Il faut noter par ailleurs que vers 1340, Pétrarque décrit les terribles ravages de cette poudre qu’on avait utilisée à ALICANTE en 1334, à PUY-GUILLAUME en 1338, et à la mémorable bataille de Crécy en 1346, pendant laquelle les Anglais mirent en batterie trois petites pièces. Ces pièces se composaient de barres de fer longitudinales dans l’axe du tir, que des cercles liaient entre elles pour constituer le tube. On désignait ces canons par les termes BOMBARDES, VASES ou encore MORTIERS. Ils étaient fort lourds et lançaient des boulets de pierre.
Au XVème siècle, ou tout au moins au début du siècle, ces engins étaient de très grandes dimensions, et on cite une bombarde française qui aurait pesé 36000 livres; elle lançait des boulets de 900 livres. De plus petites dimensions étaient les couleuvrines qui lançaient des balles de plomb. C’est aux Français qu’on devrait le remplacement du boulet de pierre par le boulet de métal.

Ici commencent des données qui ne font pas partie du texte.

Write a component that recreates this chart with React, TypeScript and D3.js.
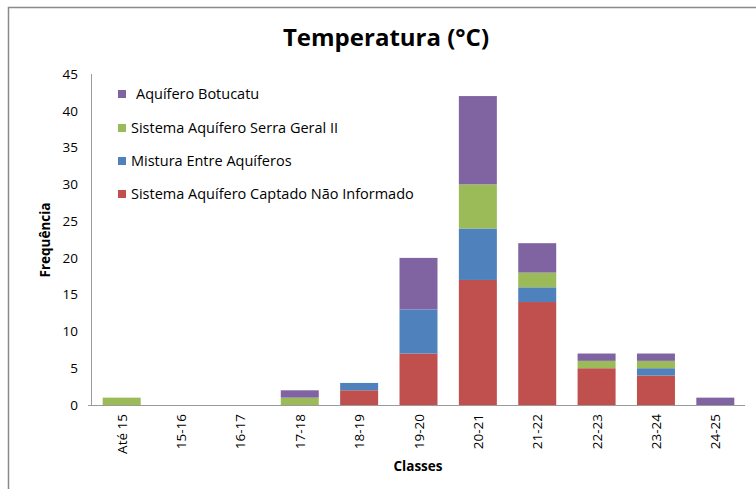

Au XVIème siècle la bouche à feu est en airain et le projectile est en fonte. L’introduction de la poudre et l’emploi de l’arme à feu dans l’art militaire constituaient une innovation dans le monde féodal d’occident, sans commune mesure avec les étapes antérieures de l’évolution de cet art.
Cette innovation ne fut pas admise sans regret ni sans réticence par les hommes de guerre de l’époque, pour lesquels la guerre et le combat restaient, même après certaines leçons cuisantes comme celle de Crécy, une affaire de vaillance individuelle dans le corps à corps. Les notions encore vivaces d’une certaine forme de l’honneur, héritées d’une longue tradition, interdisaient à l’homme noble d’attaquer ainsi l’ennemi à distance, sans lui donner sa chance dans un affrontement personnel. Il est classique à cet égard de citer Blaise de Montluc qui dans ses commentaires exhale son dégoût en ces termes : “… sans cette invention maudite, tant de braves et vaillants hommes ne seraient pas morts, le plus souvent de la main de poltrons qui n’oseraient regarder au visage celui que de loin ils renverseront par terre de leur balles”.
On peut rappeler aussi que Montaigne dans les Essais, doute de l’effet réel de l’artillerie à poudre, qu’il trouve “faire plus de peur que de besogne” et souhaite “que nous en perdions bientôt l’usage”. Pour comprendre et excuser Montaigne, on doit se rappeler que cette artillerie expédiait des boulets pleins et ces boulets s’ils avaient une efficacité certaine sur les murs des maisons et sur les structures extérieures des fortifications, restaient au total d’un faible secours au combat proprement dit si ce n’est peut être vis-à-vis des chevaux qui étaient effrayés par le bruit. De surcroît la durée du chargement était longue et par suite la cadence de tir, réduite.
On peut dire que la poudre ne conquit définitivement les champs de bataille qu’avec l’apparition un peu plus tardive des projectiles creux chargés en poudre, les bombes dont l’efficacité était considérable au regard de celle des boulets pleins, et avec l’utilisation des mines qui permit de venir à bout de forteresses réputées jusque là imprenables. Mais si la poudre noire fit ainsi la loi sur les champs de bataille, dans un autre domaine elle acquérait des titres non moins honorables bien que moins spectaculaires et moins diffusés par les manuels d’histoire, le domaine des mines et des carrières. D’après un texte ancien qui en fait mention, c’est à un mineur Tyrolien GASPAR WEINDL qu’on doit la première mine, en 1627. Cet évènement avait lieu en Hongrie à OBERSTAHLEN.